## Exercise objective:
Leave out the pictures and transcribe everything else exactly.

++++ Dataset extract

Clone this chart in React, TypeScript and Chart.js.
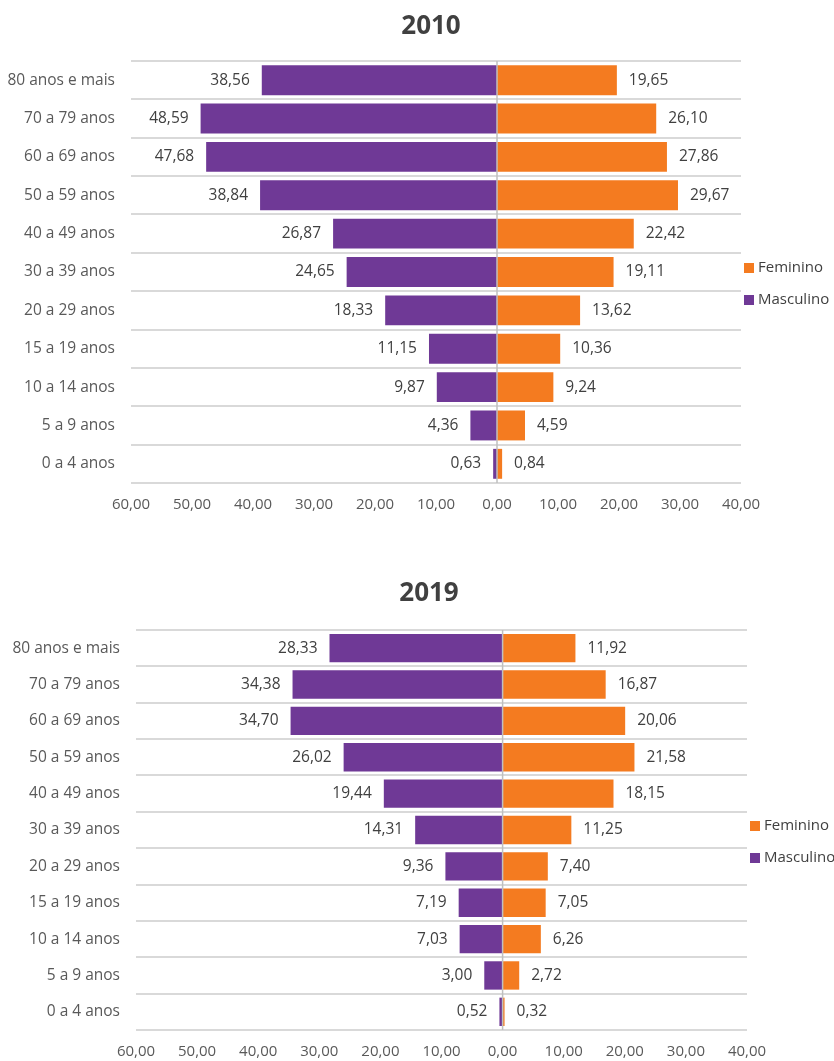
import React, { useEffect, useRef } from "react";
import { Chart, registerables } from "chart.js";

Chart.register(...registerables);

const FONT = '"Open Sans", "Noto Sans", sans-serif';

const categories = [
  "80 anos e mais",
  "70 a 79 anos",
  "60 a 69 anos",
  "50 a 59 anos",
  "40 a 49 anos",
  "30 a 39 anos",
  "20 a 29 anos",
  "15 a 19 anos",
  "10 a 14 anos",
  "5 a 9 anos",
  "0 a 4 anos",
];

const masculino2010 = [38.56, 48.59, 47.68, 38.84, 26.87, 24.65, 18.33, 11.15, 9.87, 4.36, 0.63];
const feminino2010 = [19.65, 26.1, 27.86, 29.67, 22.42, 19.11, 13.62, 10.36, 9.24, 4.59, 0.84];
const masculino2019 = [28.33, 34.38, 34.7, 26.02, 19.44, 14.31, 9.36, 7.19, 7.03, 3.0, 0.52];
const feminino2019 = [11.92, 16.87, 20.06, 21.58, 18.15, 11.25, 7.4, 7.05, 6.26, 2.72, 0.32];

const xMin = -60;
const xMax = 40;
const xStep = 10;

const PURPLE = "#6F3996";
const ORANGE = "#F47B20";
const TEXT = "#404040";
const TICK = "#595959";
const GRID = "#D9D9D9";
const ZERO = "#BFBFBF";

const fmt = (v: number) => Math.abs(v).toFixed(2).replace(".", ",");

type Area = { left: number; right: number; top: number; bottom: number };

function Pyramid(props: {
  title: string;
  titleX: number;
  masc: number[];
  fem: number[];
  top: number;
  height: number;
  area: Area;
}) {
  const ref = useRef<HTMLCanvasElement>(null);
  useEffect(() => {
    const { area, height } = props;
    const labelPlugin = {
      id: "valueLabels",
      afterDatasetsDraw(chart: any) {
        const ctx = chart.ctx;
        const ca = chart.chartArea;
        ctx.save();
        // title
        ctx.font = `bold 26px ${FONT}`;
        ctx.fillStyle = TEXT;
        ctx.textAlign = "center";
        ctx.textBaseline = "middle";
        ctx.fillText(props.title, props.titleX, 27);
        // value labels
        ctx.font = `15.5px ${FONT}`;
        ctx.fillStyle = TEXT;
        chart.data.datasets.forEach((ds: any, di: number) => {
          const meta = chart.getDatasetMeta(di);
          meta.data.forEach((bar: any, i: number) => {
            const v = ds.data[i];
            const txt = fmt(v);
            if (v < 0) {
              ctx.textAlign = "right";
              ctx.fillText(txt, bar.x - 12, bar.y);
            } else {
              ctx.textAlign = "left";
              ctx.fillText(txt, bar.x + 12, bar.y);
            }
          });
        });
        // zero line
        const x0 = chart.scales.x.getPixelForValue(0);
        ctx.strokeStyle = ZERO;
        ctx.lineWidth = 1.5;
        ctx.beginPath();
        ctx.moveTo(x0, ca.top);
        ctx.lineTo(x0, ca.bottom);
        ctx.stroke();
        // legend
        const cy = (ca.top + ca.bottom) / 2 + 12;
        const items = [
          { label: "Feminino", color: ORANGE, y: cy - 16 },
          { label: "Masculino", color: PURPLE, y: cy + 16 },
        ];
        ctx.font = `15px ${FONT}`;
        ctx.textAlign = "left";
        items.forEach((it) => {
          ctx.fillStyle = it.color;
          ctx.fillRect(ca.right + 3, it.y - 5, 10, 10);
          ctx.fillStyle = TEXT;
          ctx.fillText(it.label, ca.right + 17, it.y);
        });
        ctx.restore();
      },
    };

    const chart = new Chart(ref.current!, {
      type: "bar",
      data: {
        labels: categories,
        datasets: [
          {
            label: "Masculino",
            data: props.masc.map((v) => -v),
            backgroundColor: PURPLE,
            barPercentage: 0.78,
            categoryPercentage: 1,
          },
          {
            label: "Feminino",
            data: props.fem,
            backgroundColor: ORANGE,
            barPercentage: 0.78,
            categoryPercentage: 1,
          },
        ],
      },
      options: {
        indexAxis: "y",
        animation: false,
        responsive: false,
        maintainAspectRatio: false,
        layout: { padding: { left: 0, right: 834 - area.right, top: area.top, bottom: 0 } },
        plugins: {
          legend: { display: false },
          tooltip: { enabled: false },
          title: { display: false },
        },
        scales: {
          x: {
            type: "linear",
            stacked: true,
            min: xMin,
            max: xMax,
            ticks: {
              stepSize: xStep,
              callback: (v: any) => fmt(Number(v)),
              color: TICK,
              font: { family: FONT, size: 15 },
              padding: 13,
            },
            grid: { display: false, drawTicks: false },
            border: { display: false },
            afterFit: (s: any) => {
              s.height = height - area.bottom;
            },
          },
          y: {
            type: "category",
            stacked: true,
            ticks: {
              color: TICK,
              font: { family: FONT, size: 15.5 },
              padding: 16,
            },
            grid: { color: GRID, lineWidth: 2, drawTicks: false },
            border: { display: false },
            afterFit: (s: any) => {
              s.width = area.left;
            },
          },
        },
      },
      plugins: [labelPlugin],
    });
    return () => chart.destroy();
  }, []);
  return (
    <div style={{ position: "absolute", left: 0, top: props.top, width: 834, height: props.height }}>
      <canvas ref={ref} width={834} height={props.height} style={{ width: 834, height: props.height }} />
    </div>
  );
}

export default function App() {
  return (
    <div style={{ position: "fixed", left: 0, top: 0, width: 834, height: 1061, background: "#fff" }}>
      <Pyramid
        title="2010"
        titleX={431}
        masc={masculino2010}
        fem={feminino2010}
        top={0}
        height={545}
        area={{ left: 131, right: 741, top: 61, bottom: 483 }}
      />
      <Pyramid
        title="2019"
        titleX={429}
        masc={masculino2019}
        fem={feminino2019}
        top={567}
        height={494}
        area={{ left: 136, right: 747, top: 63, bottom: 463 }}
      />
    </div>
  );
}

++++++++

## Answer for this exercise:
Clone this chart in React, TypeScript and Chart.js.
import React, { useEffect, useRef } from "react";
import { Chart, registerables } from "chart.js";

Chart.register(...registerables);

const FONT = '"Open Sans", "Noto Sans", sans-serif';

const categories = [
  "80 anos e mais",
  "70 a 79 anos",
  "60 a 69 anos",
  "50 a 59 anos",
  "40 a 49 anos",
  "30 a 39 anos",
  "20 a 29 anos",
  "15 a 19 anos",
  "10 a 14 anos",
  "5 a 9 anos",
  "0 a 4 anos",
];

const masculino2010 = [38.56, 48.59, 47.68, 38.84, 26.87, 24.65, 18.33, 11.15, 9.87, 4.36, 0.63];
const feminino2010 = [19.65, 26.1, 27.86, 29.67, 22.42, 19.11, 13.62, 10.36, 9.24, 4.59, 0.84];
const masculino2019 = [28.33, 34.38, 34.7, 26.02, 19.44, 14.31, 9.36, 7.19, 7.03, 3.0, 0.52];
const feminino2019 = [11.92, 16.87, 20.06, 21.58, 18.15, 11.25, 7.4, 7.05, 6.26, 2.72, 0.32];

const xMin = -60;
const xMax = 40;
const xStep = 10;

const PURPLE = "#6F3996";
const ORANGE = "#F47B20";
const TEXT = "#404040";
const TICK = "#595959";
const GRID = "#D9D9D9";
const ZERO = "#BFBFBF";

const fmt = (v: number) => Math.abs(v).toFixed(2).replace(".", ",");

type Area = { left: number; right: number; top: number; bottom: number };

function Pyramid(props: {
  title: string;
  titleX: number;
  masc: number[];
  fem: number[];
  top: number;
  height: number;
  area: Area;
}) {
  const ref = useRef<HTMLCanvasElement>(null);
  useEffect(() => {
    const { area, height } = props;
    const labelPlugin = {
      id: "valueLabels",
      afterDatasetsDraw(chart: any) {
        const ctx = chart.ctx;
        const ca = chart.chartArea;
        ctx.save();
        // title
        ctx.font = `bold 26px ${FONT}`;
        ctx.fillStyle = TEXT;
        ctx.textAlign = "center";
        ctx.textBaseline = "middle";
        ctx.fillText(props.title, props.titleX, 27);
        // value labels
        ctx.font = `15.5px ${FONT}`;
        ctx.fillStyle = TEXT;
        chart.data.datasets.forEach((ds: any, di: number) => {
          const meta = chart.getDatasetMeta(di);
          meta.data.forEach((bar: any, i: number) => {
            const v = ds.data[i];
            const txt = fmt(v);
            if (v < 0) {
              ctx.textAlign = "right";
              ctx.fillText(txt, bar.x - 12, bar.y);
            } else {
              ctx.textAlign = "left";
              ctx.fillText(txt, bar.x + 12, bar.y);
            }
          });
        });
        // zero line
        const x0 = chart.scales.x.getPixelForValue(0);
        ctx.strokeStyle = ZERO;
        ctx.lineWidth = 1.5;
        ctx.beginPath();
        ctx.moveTo(x0, ca.top);
        ctx.lineTo(x0, ca.bottom);
        ctx.stroke();
        // legend
        const cy = (ca.top + ca.bottom) / 2 + 12;
        const items = [
          { label: "Feminino", color: ORANGE, y: cy - 16 },
          { label: "Masculino", color: PURPLE, y: cy + 16 },
        ];
        ctx.font = `15px ${FONT}`;
        ctx.textAlign = "left";
        items.forEach((it) => {
          ctx.fillStyle = it.color;
          ctx.fillRect(ca.right + 3, it.y - 5, 10, 10);
          ctx.fillStyle = TEXT;
          ctx.fillText(it.label, ca.right + 17, it.y);
        });
        ctx.restore();
      },
    };

    const chart = new Chart(ref.current!, {
      type: "bar",
      data: {
        labels: categories,
        datasets: [
          {
            label: "Masculino",
            data: props.masc.map((v) => -v),
            backgroundColor: PURPLE,
            barPercentage: 0.78,
            categoryPercentage: 1,
          },
          {
            label: "Feminino",
            data: props.fem,
            backgroundColor: ORANGE,
            barPercentage: 0.78,
            categoryPercentage: 1,
          },
        ],
      },
      options: {
        indexAxis: "y",
        animation: false,
        responsive: false,
        maintainAspectRatio: false,
        layout: { padding: { left: 0, right: 834 - area.right, top: area.top, bottom: 0 } },
        plugins: {
          legend: { display: false },
          tooltip: { enabled: false },
          title: { display: false },
        },
        scales: {
          x: {
            type: "linear",
            stacked: true,
            min: xMin,
            max: xMax,
            ticks: {
              stepSize: xStep,
              callback: (v: any) => fmt(Number(v)),
              color: TICK,
              font: { family: FONT, size: 15 },
              padding: 13,
            },
            grid: { display: false, drawTicks: false },
            border: { display: false },
            afterFit: (s: any) => {
              s.height = height - area.bottom;
            },
          },
          y: {
            type: "category",
            stacked: true,
            ticks: {
              color: TICK,
              font: { family: FONT, size: 15.5 },
              padding: 16,
            },
            grid: { color: GRID, lineWidth: 2, drawTicks: false },
            border: { display: false },
            afterFit: (s: any) => {
              s.width = area.left;
            },
          },
        },
      },
      plugins: [labelPlugin],
    });
    return () => chart.destroy();
  }, []);
  return (
    <div style={{ position: "absolute", left: 0, top: props.top, width: 834, height: props.height }}>
      <canvas ref={ref} width={834} height={props.height} style={{ width: 834, height: props.height }} />
    </div>
  );
}

export default function App() {
  return (
    <div style={{ position: "fixed", left: 0, top: 0, width: 834, height: 1061, background: "#fff" }}>
      <Pyramid
        title="2010"
        titleX={431}
        masc={masculino2010}
        fem={feminino2010}
        top={0}
        height={545}
        area={{ left: 131, right: 741, top: 61, bottom: 483 }}
      />
      <Pyramid
        title="2019"
        titleX={429}
        masc={masculino2019}
        fem={feminino2019}
        top={567}
        height={494}
        area={{ left: 136, right: 747, top: 63, bottom: 463 }}
      />
    </div>
  );
}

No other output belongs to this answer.